Objectives:  The overall objective of this quantitative study was to (1) descriptively compare adult outcomes between gifted and non-gifted individuals with ASD and (2) identify key factors that predict postsecondary outcomes in gifted individuals with ASD.

Methods:   This project utilized the National Longitudinal Transition Study 2 (NLTS2).  The data were collected from a nationally representative sample of children who qualified for special education services under the primary diagnosis of autism.  Participants were 13-17 of age at the start of the data collection and 21-25 at conclusion.  Giftedness was defined as having either: (1) scored above 90thpercentile on any of the subtests on the Woodcock Johnson III achievement test; or (2) qualified for gifted/talented programs offered by the students’ school.  Regression analyses were performed on various adult outcomes: romantic relationship, employment, wage, college enrollment, and residential independence.  All adult outcomes were analyzed using logistic regression except for wage, which could be modeled using linear multiple regression.  All predictors were entered in one step.

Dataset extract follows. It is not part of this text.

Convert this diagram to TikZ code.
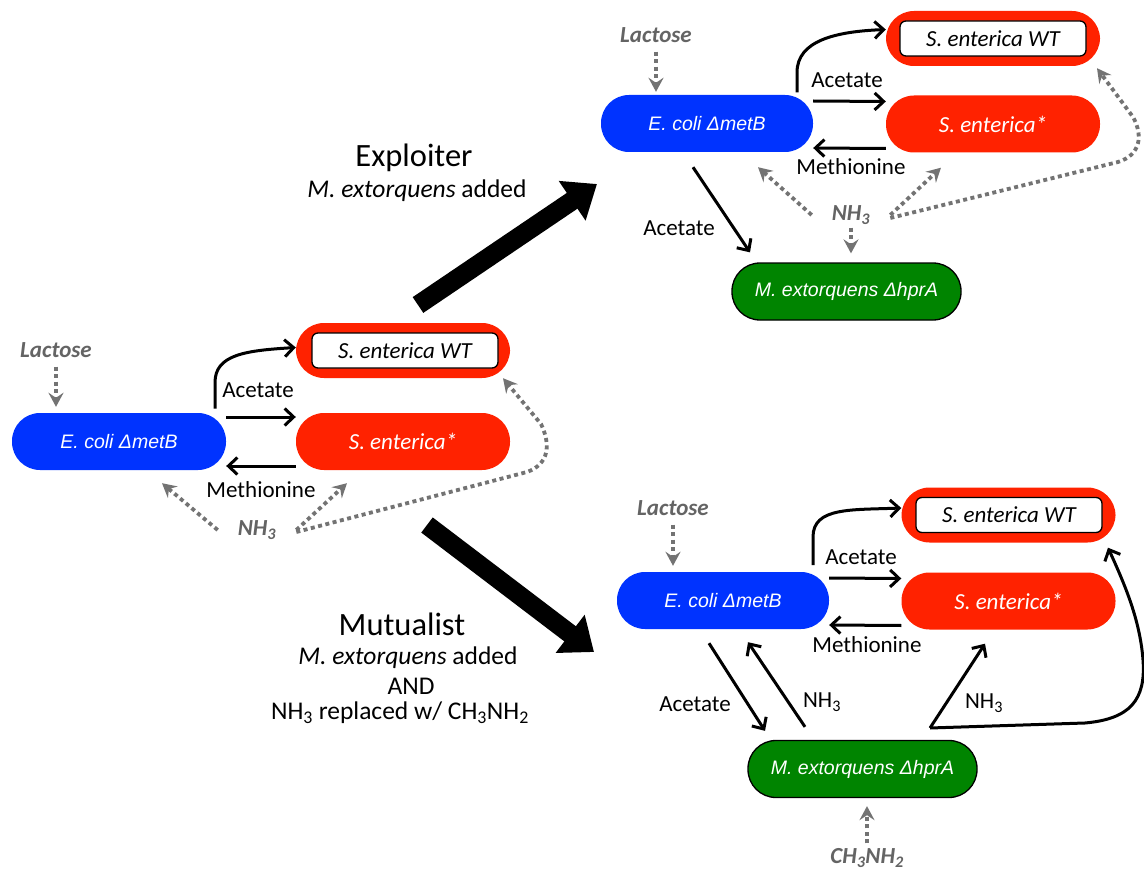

Results:  Of the 440 individuals with ASD in this sample, 62 (14%) met the criteria for gifted.  Only 11% of the gifted, and 7% of the non-gifted reported ever being married or in a romantic relationship; this difference was not statistically significant.  In all the other adult outcome domains, gifted adults demonstrated significantly favorable results compared to their non-gifted counterparts: higher employment rate, wages, residential independence, and college enrollment.  Surprisingly, in the regression analysis using adult outcomes as dependent variable and giftedness as the primary predictor, giftedness was no longer significant when other factors such as maternal education and living skills were included in the model.  Most notably, mother’s college education was consistently significant for most of the adult outcome domains considered.  The only exception was college enrollment: being gifted was significant - along with having a mother who graduated from college, utilizing educational services in childhood, and having higher mental functioning.

Conclusions:   Cognitively gifted adults fared better than their non-gifted counterparts in a number of outcomes as predicted; however upon closer examination, it appears that their success may not necessarily be attributable to giftedness per se but to other factors that are correlated to giftedness, such as maternal college education and educational services received in childhood.  Further exploration with a special focus on environmental factors that could serve as potential points of intervention – such as health insurance, school services, medication use, and characteristics of schools – will be reported in the full presentation.